As I walked through the airport, powered up my phone and checked out the latest anguished comments to this tormented blog, I suddenly realized who Kerri Lynn McAlister really is. She’s a plant.
[…]
As it turns out, KLM is also a newspaper writer and industry spokesperson.

h/t Colby Cosh

21 Replies to “Your Moral And Intellectual Superiors”

  1. Don’t really follow. This isn’t just a story about newer condos not being covered by rent increase protections?
    I don’t think many people know this; I certainly didn’t.

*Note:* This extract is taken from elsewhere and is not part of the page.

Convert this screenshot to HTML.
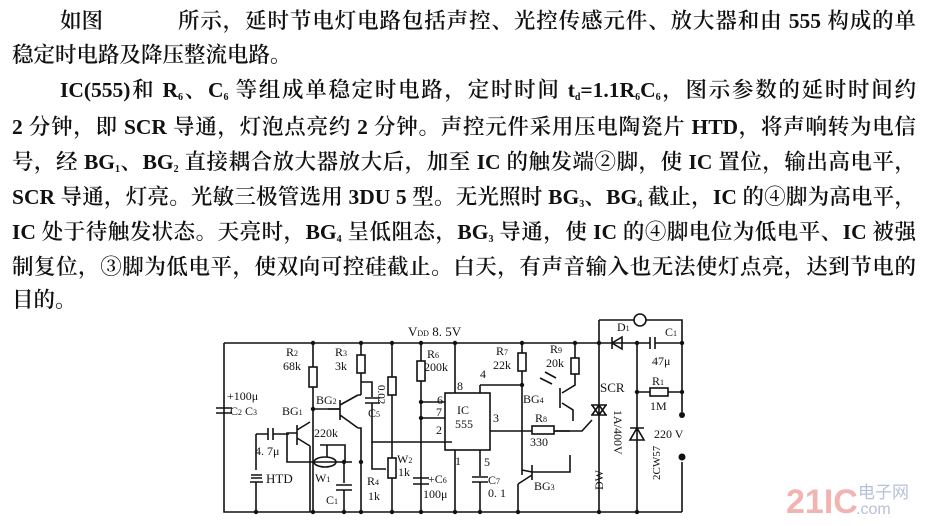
<!DOCTYPE html>
<html><head><meta charset="utf-8"><style>
html,body{margin:0;padding:0;background:#fff;}
body{width:926px;height:526px;position:relative;overflow:hidden;font-family:"Liberation Serif","Noto Serif CJK SC","Noto Sans CJK SC",serif;color:#111;}
.l{position:absolute;font-size:21.5px;line-height:26px;white-space:nowrap;text-align:justify;text-align-last:justify;height:28px;overflow:hidden;font-weight:600;}
.n{text-align:left;text-align-last:left}
sub{font-size:10px;vertical-align:-3px;line-height:0}
svg{position:absolute;left:0;top:0}
</style></head><body>
<div class="l n" style="left:60px;top:8px;width:60px">如图</div>
<div class="l" style="left:178px;top:8px;width:738px">所示，延时节电灯电路包括声控、光控传感元件、放大器和由 555 构成的单</div>
<div class="l n" style="left:12px;top:42px;width:330px">稳定时电路及降压整流电路。</div>
<div class="l" style="left:60px;top:77px;width:856px">IC(555)和 R<sub>6</sub>、C<sub>6</sub> 等组成单稳定时电路，定时时间 t<sub>d</sub>=1.1R<sub>6</sub>C<sub>6</sub>，图示参数的延时时间约</div>
<div class="l" style="left:12px;top:114px;width:904px">2 分钟，即 SCR 导通，灯泡点亮约 2 分钟。声控元件采用压电陶瓷片 HTD，将声响转为电信</div>
<div class="l" style="left:12px;top:149px;width:904px">号，经 BG<sub>1</sub>、BG<sub>2</sub> 直接耦合放大器放大后，加至 IC 的触发端②脚，使 IC 置位，输出高电平，</div>
<div class="l" style="left:12px;top:184px;width:904px">SCR 导通，灯亮。光敏三极管选用 3DU 5 型。无光照时 BG<sub>3</sub>、BG<sub>4</sub> 截止，IC 的④脚为高电平，</div>
<div class="l" style="left:12px;top:219px;width:904px">IC 处于待触发状态。天亮时，BG<sub>4</sub> 呈低阻态，BG<sub>3</sub> 导通，使 IC 的④脚电位为低电平、IC 被强</div>
<div class="l" style="left:12px;top:254px;width:904px">制复位，③脚为低电平，使双向可控硅截止。白天，有声音输入也无法使灯点亮，达到节电的</div>
<div class="l n" style="left:12px;top:287px;width:80px">目的。</div>

<svg width="926" height="526" viewBox="0 0 926 526" font-family="Liberation Serif,serif" font-size="12" fill="#111">
<g stroke="#111" stroke-width="1.6" fill="none">
<path d="M224 343H599M224 343V512H682"/>
<path d="M216 408H232M216 413H232"/>
<path d="M313 343V512"/><rect x="309" y="367" width="8" height="20" fill="#fff"/>
<path d="M313 409H340"/>
<path d="M297 425V445M289 433H297M297 430L310 422M297 438L310 446M310 446V512"/>
<path d="M289 433H287V462H352"/>
<path d="M256 434H268M268 428V440M273 428V440M273 434H289"/>
<path d="M256 434V455M251 475H262M251 478H262M250 482H263M256 482V512M256 455V470"/>
<ellipse cx="325" cy="462" rx="11" ry="5"/>
<path d="M327 445V457M320 445H345V462"/>
<path d="M344 462V483M336 485H352M336 490H352M344 490V512"/>
<path d="M340 400V420M340 409L328 409M340 405L358 395M340 415L358 428M361 343V395M358 395H361M358 428H361V512"/>
<rect x="357" y="355" width="8" height="18" fill="#fff"/>
<path d="M361 382H372V397M365 398H380M365 403H380M372 403V442H452"/>
<path d="M392 343V512"/><rect x="388" y="377" width="8" height="18" fill="#fff"/>
<rect x="388" y="458" width="8" height="20" fill="#fff"/>
<path d="M372 442V469H386"/>
<path d="M421 343V512"/><rect x="417" y="361" width="8" height="20" fill="#fff"/>
<path d="M413 478H429M413 484H429"/>
<path d="M421 402H445M421 418H445"/>
<path d="M455 343V393M480 385H522M480 385V393"/>
<rect x="445" y="393" width="45" height="57"/>
<path d="M455 450V512M480 450V476M472 477H488M472 482H488M480 482V512"/>
<path d="M490 431H570"/>
<path d="M522 343V475"/><rect x="518" y="353" width="8" height="18" fill="#fff"/>
<path d="M532 465V480M522 470L532 472M532 475L518 484M518 484V512M532 472H570V455"/>
<rect x="532" y="426" width="22" height="8" fill="#fff"/>
<path d="M554 431H582L592 420"/>
<path d="M575 343V360"/><rect x="571" y="358" width="8" height="16" fill="#fff"/>
<path d="M575 374V385L562 393M560 388V408M562 403L573 410V421"/>
<path d="M540 378L552 384M545 372L556 378"/>
<path d="M599 320V512M591 405H607M591 415H607M592 415L599 405L606 415M592 405L599 415L606 405"/>
<path d="M599 320H682V343M599 343H650M650 337V349M655 337V349M655 343H682V400"/>
<circle cx="640" cy="320" r="6" fill="#fff"/>
<path d="M612 343L622 337V349Z"/><path d="M612 337V349"/>
<path d="M637 343V512M630 440H644L637 428Z M630 428H644"/>
<path d="M637 392H650M668 392H682"/><rect x="650" y="388" width="18" height="8" fill="#fff"/>
<path d="M682 400V412M682 462V512"/>
</g>
<g fill="#111">
<circle cx="313" cy="343" r="2.2"/><circle cx="361" cy="343" r="2.2"/><circle cx="392" cy="343" r="2.2"/><circle cx="421" cy="343" r="2.2"/><circle cx="455" cy="343" r="2.2"/><circle cx="522" cy="343" r="2.2"/><circle cx="575" cy="343" r="2.2"/>
<circle cx="313" cy="512" r="2.2"/><circle cx="344" cy="512" r="2.2"/><circle cx="361" cy="512" r="2.2"/><circle cx="392" cy="512" r="2.2"/><circle cx="421" cy="512" r="2.2"/><circle cx="455" cy="512" r="2.2"/><circle cx="480" cy="512" r="2.2"/><circle cx="518" cy="512" r="2.2"/><circle cx="599" cy="512" r="2.2"/><circle cx="637" cy="512" r="2.2"/><circle cx="256" cy="512" r="2.2"/>
<circle cx="313" cy="409" r="2.2"/><circle cx="344" cy="462" r="2.2"/><circle cx="361" cy="462" r="2.2"/><circle cx="421" cy="402" r="2.2"/><circle cx="421" cy="418" r="2.2"/><circle cx="522" cy="385" r="2.2"/><circle cx="599" cy="343" r="2.2"/><circle cx="637" cy="343" r="2.2"/><circle cx="637" cy="392" r="2.2"/><circle cx="682" cy="392" r="2.2"/><circle cx="682" cy="343" r="2.2"/>
<circle cx="682" cy="415" r="3" /><circle cx="682" cy="457" r="3.5"/>
</g>
<text x="408" y="336" font-size="13">V<tspan font-size="8">DD</tspan> 8. 5V</text>
<text x="286" y="356">R<tspan font-size="8">2</tspan></text><text x="283" y="370">68k</text>
<text x="335" y="356">R<tspan font-size="8">3</tspan></text><text x="335" y="370">3k</text>
<text x="427" y="358">R<tspan font-size="8">6</tspan></text><text x="424" y="371">200k</text>
<text x="496" y="355">R<tspan font-size="8">7</tspan></text><text x="493" y="369">22k</text>
<text x="550" y="353">R<tspan font-size="8">9</tspan></text><text x="546" y="367">20k</text>
<text x="227" y="400">+100μ</text><text x="230" y="415">C<tspan font-size="8">2</tspan> C<tspan font-size="8">3</tspan></text>
<text x="282" y="415">BG<tspan font-size="8">1</tspan></text><text x="316" y="404">BG<tspan font-size="8">2</tspan></text>
<text x="314" y="437">220k</text><text x="255" y="455">4. 7μ</text><text x="266" y="483" font-size="13">HTD</text>
<text x="315" y="482">W<tspan font-size="8">1</tspan></text><text x="326" y="504">C<tspan font-size="8">1</tspan></text>
<text x="368" y="417">C<tspan font-size="8">5</tspan></text><text x="378" y="385" font-size="11" transform="rotate(90 378 385)">0.02</text>
<text x="397" y="463">W<tspan font-size="8">2</tspan></text><text x="398" y="476">1k</text>
<text x="367" y="485">R<tspan font-size="8">4</tspan></text><text x="368" y="500">1k</text>
<text x="428" y="483">+C<tspan font-size="8">6</tspan></text><text x="423" y="498">100μ</text>
<text x="457" y="414" font-size="12">IC</text><text x="455" y="428" font-size="12">555</text>
<text x="437" y="404">6</text><text x="436" y="416">7</text><text x="436" y="434">2</text><text x="457" y="390">8</text><text x="480" y="378">4</text><text x="493" y="422">3</text><text x="455" y="465">1</text><text x="484" y="466">5</text>
<text x="488" y="484">C<tspan font-size="8">7</tspan></text><text x="488" y="497">0. 1</text>
<text x="534" y="490">BG<tspan font-size="8">3</tspan></text>
<text x="523" y="403">BG<tspan font-size="8">4</tspan></text>
<text x="535" y="422">R<tspan font-size="8">8</tspan></text><text x="530" y="446">330</text>
<text x="600" y="392" font-size="13">SCR</text>
<text x="614" y="410" font-size="12" transform="rotate(90 614 410)">1A/400V</text>
<text x="617" y="331">D<tspan font-size="8">1</tspan></text><text x="665" y="336">C<tspan font-size="8">1</tspan></text>
<text x="652" y="365">47μ</text><text x="652" y="385">R<tspan font-size="8">1</tspan></text><text x="650" y="410">1M</text>
<text x="654" y="438">220 V</text>
<text x="648" y="445" font-size="12" transform="rotate(-90 648 490)">DW</text>
<text x="660" y="480" font-size="11" transform="rotate(-90 660 480)">2CW57</text>
<text x="786" y="513" font-size="34" font-weight="bold" font-family="Liberation Sans,sans-serif" fill="#f2b3b3">21IC</text>
<text x="858" y="498" font-size="17" font-family="Liberation Sans,Noto Sans CJK SC,sans-serif" fill="#b8bfd8">电子网</text>
<text x="856" y="514" font-size="16" font-family="Liberation Sans,sans-serif" fill="#b8bfd8">.com</text>
</svg>
</body></html>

  2. Trouble Right Here In River City!!
    New downtown condos remind one of cruise ships.
    Tight accommodations that tend to encourage hitting
    nearby fun spots.

  3. I used to own 2 homes.
    I paid inflated insurance coverage just to have the one I didn’t live in(Calgary) unoccupied because you have to rent to anyone who offers to rent these days and they can trash your home costing you several times the amount you could ever get in rent just to repair the damage, and you can’t evict these people in the winter(law) because it’s cold outside and you can’t sue them for the gratuitous damage because they’re renters, duh, and they don’t own anything.
    Yes, really.
    You either do the landlord thing BIG and somehow win on the margins of multiple homes(row houses/condos) or you go home and don’t bother at all.
    The only alternative is government housing projects…ask Chicago and Detroit about this sort of option, they’re the experts.

  4. I owned three houses at one point because I usually moved between three locations – but I ended up in a fourth where I couldn’t buy; go figure. Being a landlord (a nasty term these days) is a mug’s game. House repairs, high insurance, nasty letters from a city thousands of miles away because the tenants partied too loudly – and then they skipped leaving an empty oil tank. Luckily, even though they were in arrears on the rent, they left in winter when I couldn’t evict them anyway. After re-occupying one of the houses, I took 1,200 staples out of the living room wall. I sold two of the houses and the government declared itself a partner and took half the increased value as capital gains. Don’t rent to anybody! That said, it looks like KLM was trying to scare renters into buying and getting one of the mortgages she pushes; that is getting pretty close to fraudulent.rw5ezz

  5. Gee! Maybe they need rent control! ๐Ÿ™‚ (If you don’t think economics can be funny, read Thomas Sowell on how rent controls usually end up screwing the poorest renters (or would-be renters).

  6. The way to invest in real estate is through real estate investment trusts. They are easy to buy and sell as they trade like stocks, most pay from 4 to 8 percent dividends and have enjoyed very nice capital gains over the past decade.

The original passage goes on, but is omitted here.